By Andrew Snyder, Mississippi, USA: Of the states in the southeastern United States, Mississippi isn’t generally the first to come to mind as being a hotbed of biodiversity, and in comparison to the others, it isn’t. However, the Magnolia State does harbor a substantial variety of species, especially ones small enough to fit on a sheet of acrylic or in a light box.
I first arrived in Oxford, Mississippi in 2011, when I started graduate school at the University of Mississippi in the northern section of the state. When not conducting research in Guyana (where most of my Meet Your Neighbours images have been captured), I have made an effort to get out and explore the new territories and habitats around here, and have subsequently been capturing images for MYN since joining in 2013.
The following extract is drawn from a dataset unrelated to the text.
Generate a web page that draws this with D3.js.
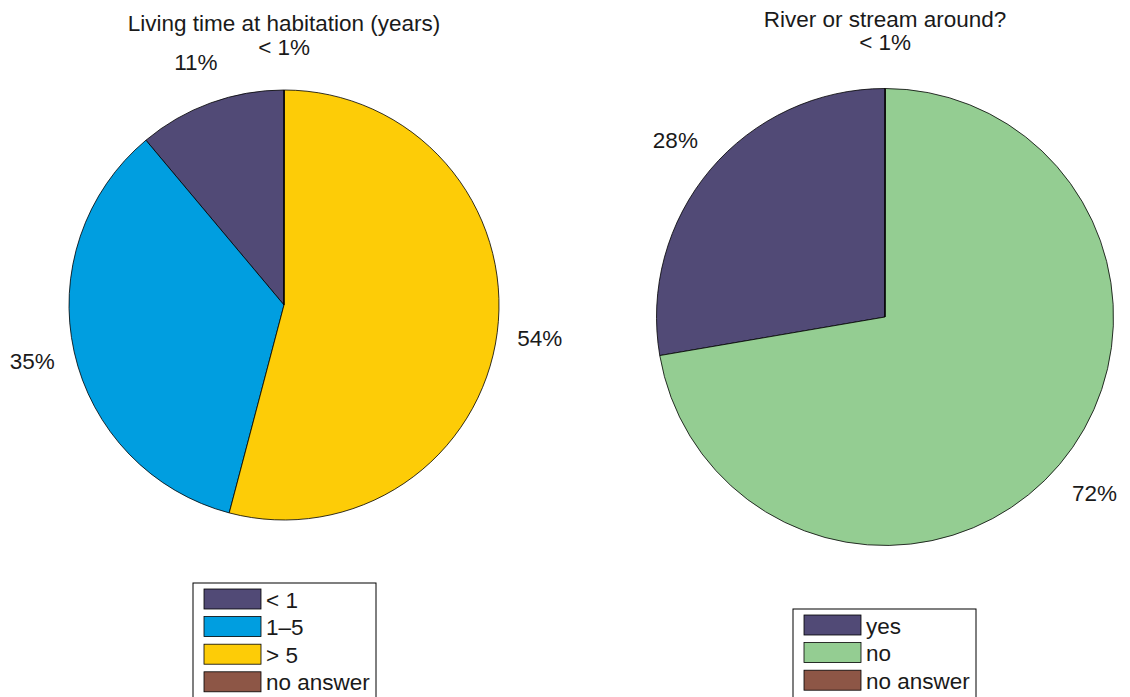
<!DOCTYPE html>
<html><head><meta charset="utf-8">
<script src="https://cdn.jsdelivr.net/npm/d3@7"></script>
<style>body{margin:0;background:#fff}svg{display:block;font-family:"Liberation Sans",Arial,sans-serif}</style>
</head><body>
<svg id="c" width="1130" height="697"></svg>
<script>
const title1 = "Living time at habitation (years)";
const categories1 = ["< 1", "1\u20135", "> 5", "no answer"];
const values1 = [11.1, 34.8, 54.08, 0.02];
const labels1 = ["11%", "35%", "54%", "< 1%"];
const colors1 = ["#514a76", "#009ee0", "#fdcc07", "#8d5646"];

const title2 = "River or stream around?";
const categories2 = ["yes", "no", "no answer"];
const values2 = [27.7, 72.28, 0.02];
const labels2 = ["28%", "72%", "< 1%"];
const colors2 = ["#514a76", "#94cd92", "#8d5646"];

const svg = d3.select("#c");
const FS = 22.5;

function drawPie(cfg) {
  const g = svg.append("g").attr("transform", `translate(${cfg.cx},${cfg.cy})`);
  const pie = d3.pie().sort(null).value(d => d)
    .startAngle(0).endAngle(-2 * Math.PI);
  const arcs = pie(cfg.values);
  const arc = d3.arc().innerRadius(0).outerRadius(cfg.r);
  g.selectAll("path.s").data(arcs).join("path")
    .attr("class", "s")
    .attr("d", arc)
    .attr("fill", (d, i) => cfg.colors[i])
    .attr("stroke", "#000").attr("stroke-width", 0.8);
  const lr = cfg.r * 1.2;
  g.selectAll("text.l").data(arcs).join("text")
    .attr("class", "l")
    .attr("x", d => lr * Math.sin((d.startAngle + d.endAngle) / 2))
    .attr("y", d => -lr * Math.cos((d.startAngle + d.endAngle) / 2))
    .attr("text-anchor", "middle").attr("dominant-baseline", "central")
    .attr("font-size", FS).attr("fill", "#1a1a1a")
    .text((d, i) => cfg.labels[i]);
  svg.append("text").attr("x", cfg.cx).attr("y", cfg.titleY)
    .attr("text-anchor", "middle").attr("font-size", FS).attr("fill", "#1a1a1a")
    .text(cfg.title);
  // legend
  const lg = svg.append("g");
  const n = cfg.categories.length;
  lg.append("rect").attr("x", cfg.lx).attr("y", cfg.ly)
    .attr("width", cfg.lw).attr("height", 10 + n * cfg.step + 40)
    .attr("fill", "#fff").attr("stroke", "#000").attr("stroke-width", 1);
  const rows = lg.selectAll("g.r").data(cfg.categories).join("g")
    .attr("transform", (d, i) => `translate(${cfg.lx + 11},${cfg.ly + 6 + i * cfg.step})`);
  rows.append("rect").attr("width", 57).attr("height", 20)
    .attr("fill", (d, i) => cfg.colors[i]).attr("stroke", "#000").attr("stroke-width", 0.8);
  rows.append("text").attr("x", 62).attr("y", 11).attr("dominant-baseline", "central")
    .attr("font-size", FS).attr("fill", "#1a1a1a").text(d => d);
}

drawPie({cx: 284, cy: 305, r: 215, values: values1, colors: colors1, labels: labels1,
  title: title1, titleY: 31, categories: categories1, lx: 193, ly: 583, lw: 183, step: 27.6});
drawPie({cx: 885, cy: 317, r: 228.5, values: values2, colors: colors2, labels: labels2,
  title: title2, titleY: 27, categories: categories2, lx: 793, ly: 609, lw: 183, step: 27.6});
</script>
</body></html>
Mississippi boasts many different habitats, from forests, to swamps, to coastal estuaries. However, all of the images that accompany this post were made within an hour’s drive outside of Oxford in north-central Mississippi. In fact, I have three favorite locations (so far) for capturing MYN images in this state.
Within a fifteen minute drive outside of Oxford is a wildlife refuge that supports hardwood forest, swamps, creeks, and a sizeable lake. This location is chock full of cottonmouths and other snakes, tree frogs, and a variety of fish. While taking part in a herpetology course that was offered at the University, I spent a lot of time here and also made some subsequent images during later trips.
Tishomingo State Park in northeast Mississippi is a special place. This park contains arguably the most topographical complexity within the whole state and is home to a variety of salamanders that aren’t found anywhere else in the state. Fellow MYN photographer J.P. Lawrence and spent a few days one weekend this spring on a bit of a blitz here, knocking of some of the states Endangered species, and then some.
My third favorite location, and one that should relate to many of our photographers, is my own backyard. It should also be noted that I have only a few bushes out front and zero trees, but despite a dearth of quality habitat, I (or sometimes the dog) still routinely find new species to photograph. From mantids to beetles to moles, the point is, there are always cool creatures to be found as long as you start to look!
As a parting note to this short post, and as an eventual parting “gift” of our legacy at Ole Miss, J.P. Lawrence and I donated a variety of our MYN images to be used on a fancy new Biology Department tent. Hopefully these images, seen by the thousands of students and alums that flock to Oxford for every football tailgate, inspire the future generations of Ole Miss students to study biology here.